02/26/2017 — Sharyl Attkisson: What do you define as fake news? Susan Glasser: Well, as a term, right? It's like any term and in fact now you see partisans of both parties appropriating and using this label merely to apply it to news that they don't like. Susan Glasser was editor of the left-leaning Politico during the 2016 campaign.
Glasser: So what started out as a panic over fake news and what role it had in undermining Hillary Clinton's candidacy and promoting Donald Trump's candidacy, by the way is now a label that Donald Trump master marketer has seen is a powerful label so he's appropriated that and slapped that label on stories that he merely doesn't like.
President Trump: You are fake newsgo ahead.
Glasser: It's not that it didn't exist before, but Americans used to know the difference between the National Enquirer at the checkout counter and the New York Times. Public suspicion and allegations of bias hound the most pervasive Internet players: Twitter, Google and Facebook.
Sharyl: During the presidential campaign, critics discovered a Google search for "Hillary Clinton indictment," typing in "IND," didn't suggest "indictment." When you type Hillary Clinton ind into Bing or Yahoo, there are plenty of indictment based recommendations. When you type it into Google the top two recommended autocompletions are Hillary Clinton Indiana and Hillary Clinton India. As it happens, Google's parent company, Alphabet, was a top Clinton donor. Its chief executive worked on the Clinton campaign. Last year, former Facebook insiders alleged they "routinely suppressed news stories of interest to conservative readers."
Sharyl: We hear from a lot of people that they don't trust Politico or Facebook or Google or whoever it might be that's trying to sort through the truth or the facts.
Glasser: We're looking at a crisis of faith in institutions. The media, being one set of institutions that is under assault.
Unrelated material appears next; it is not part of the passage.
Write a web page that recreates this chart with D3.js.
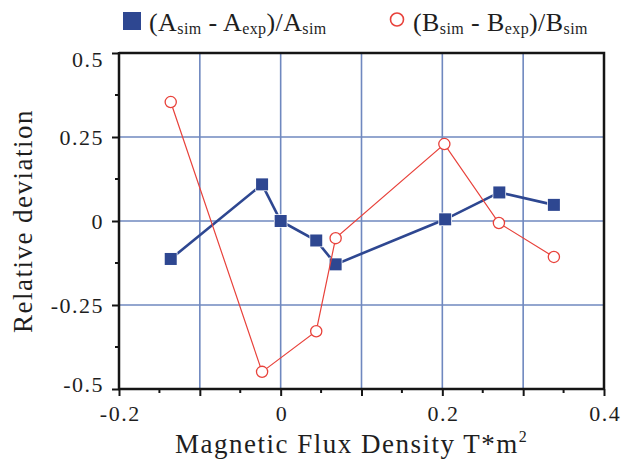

More broadly, political parties you know, no longer have the trust and the faith.
Sharyl: Torba claims Twitter censors conservatives, but not liberals for similar behavior. On Gab anything goes, he says, as long as it's legal, not inciting violence and not exposing information like credit cards.
Torba: What we're doing is instead of us playing big brother and you know curating content and deciding what is news and what isn't and what people should see and what they shouldn't, we are giving the power to you as a user so you can mute different words, trends, hashtags, phrases, topics, and users.
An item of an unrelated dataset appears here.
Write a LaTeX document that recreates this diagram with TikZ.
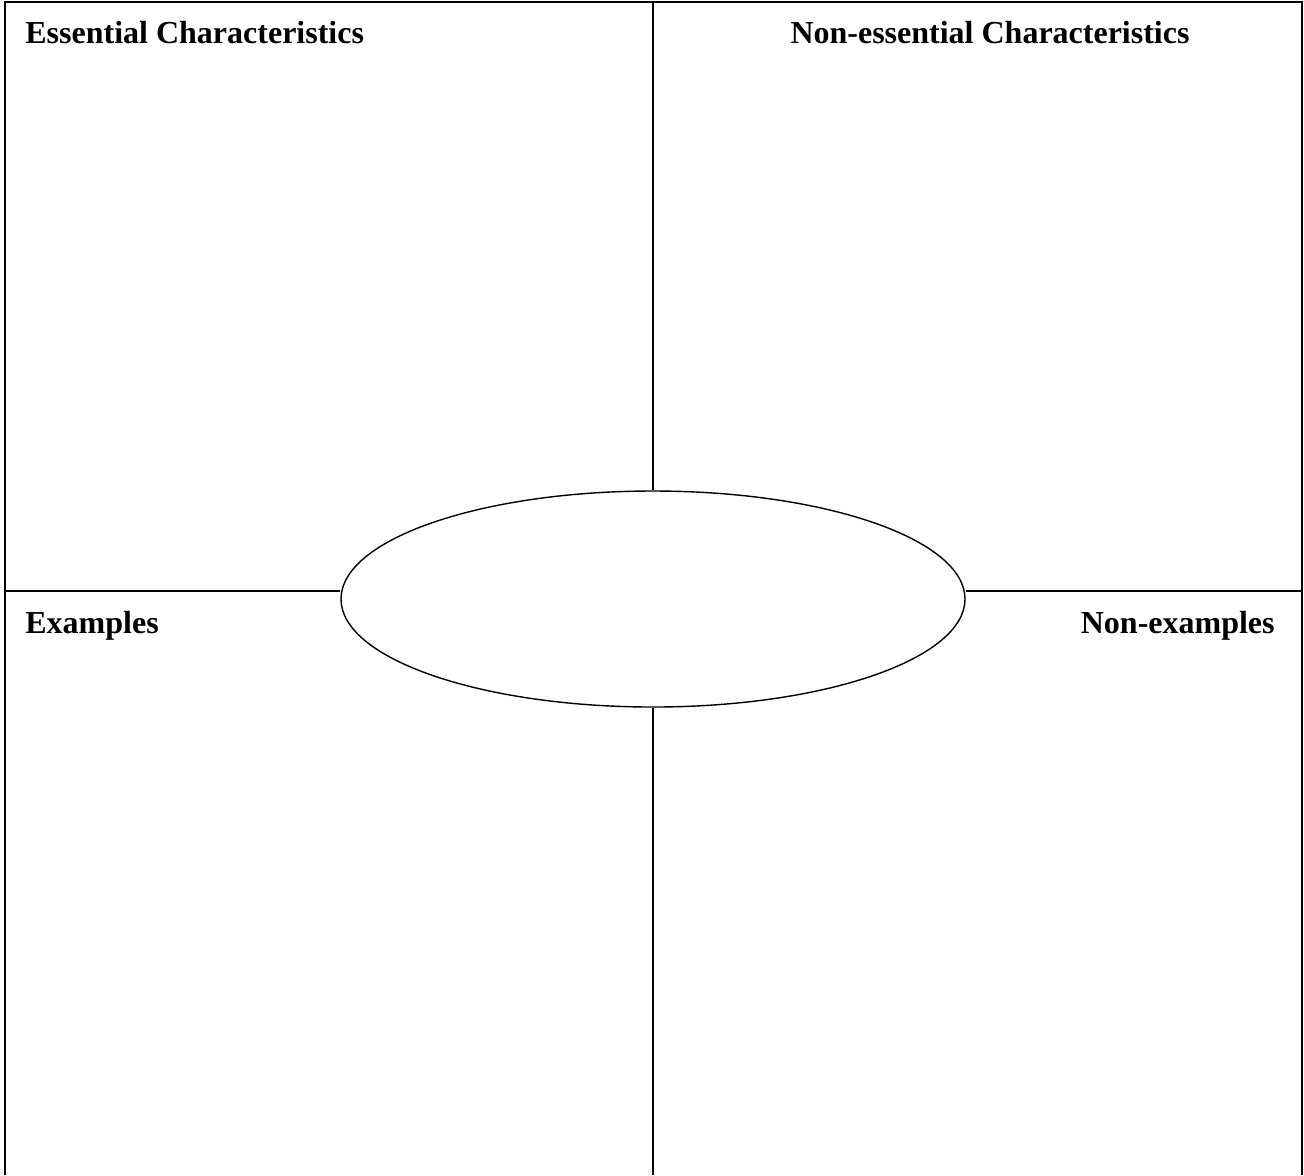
\documentclass[tikz,border=0pt]{standalone}
\usepackage{fontspec}
\setmainfont{Liberation Serif}
\usepackage{tikz}
\usetikzlibrary{shapes}
\tikzstyle{heading}=[font=\fontsize{16}{19}\selectfont\bfseries,inner sep=0pt]
\tikzstyle{edge} = [draw,line width=1pt,-]
\tikzstyle{concept}=[ellipse,draw,line width=0.7pt,minimum width=312pt,minimum height=108pt,inner sep=0pt]

\begin{document}
\begin{tikzpicture}[x=0.5pt,y=-0.5pt]
        \useasboundingbox (0,0) rectangle (1304,1175);
        % frame corners and middles
        \coordinate (tl) at (5,1.5);
        \coordinate (tr) at (1301.5,1.5);
        \coordinate (bl) at (5,1175);
        \coordinate (br) at (1301.5,1175);
        \coordinate (tm) at (653,1.5);
        \coordinate (bm) at (653,1175);
        \coordinate (lm) at (5,591);
        \coordinate (rm) at (1301.5,591);
        \draw[edge] (bl) -- (tl) -- (tr) -- (br);

        \node[concept] (word) at (653,599) {};
        \draw[edge] (tm) to (word.north);
        \draw[edge] (word.south) to (bm);
        \draw[edge] (lm) to (word.west |- lm);
        \draw[edge] (word.east |- rm) to (rm);

        \node[heading,anchor=base west] (ess) at (25,43) {Essential Characteristics};
        \node[heading,anchor=base] (noness) at (990,43) {Non-essential Characteristics};
        \node[heading,anchor=base west] (ex) at (25,633) {Examples};
        \node[heading,anchor=base east] (nonex) at (1275,633) {Non-examples};
\end{tikzpicture}
\end{document}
Sharyl: Because of Gab's anti-censorship policy, it's attracted plenty of detestable users. Some blogs call it Twitter for Racists and the Alt-Right's very own Twitter.
Torba: The media likes to label us as alt right or they've said, you know, Nazi Twitter or the Twitter for racists. I find it, you know, really funny because we have one of the most diverse starting teams of all time. So we have my co-founder who is a Turkish Kurd and he's also Muslim. We have our chief communications officer who is based in Canada, who is an Indian and a practicing Hindu.
Sharyl: If there's ultimate truth in the debate over manipulation of information-- it may be found in asking not "What can you believe", but "who wants you to believe it, and why?"
Sharyl: Do you favor censoring information that someone has decided is untrue or may blatantly be untrue so that the public can't access it online?
Glasser: I don't. I think that would be a terrible mistake. We have to find a way for truth to regain its value in our public discourse I think, and that's not about stopping people from what is untrue. It's about finding ways to reinvigorate the conversation around which is true and to find out that which those are powerful don't want us to know.
Sharyl: What would your advice be to somebody who's taking part, either in social media or looking for information on the web?
Brown: My advice would be not to believe any of it. Take it all with a grain of salt.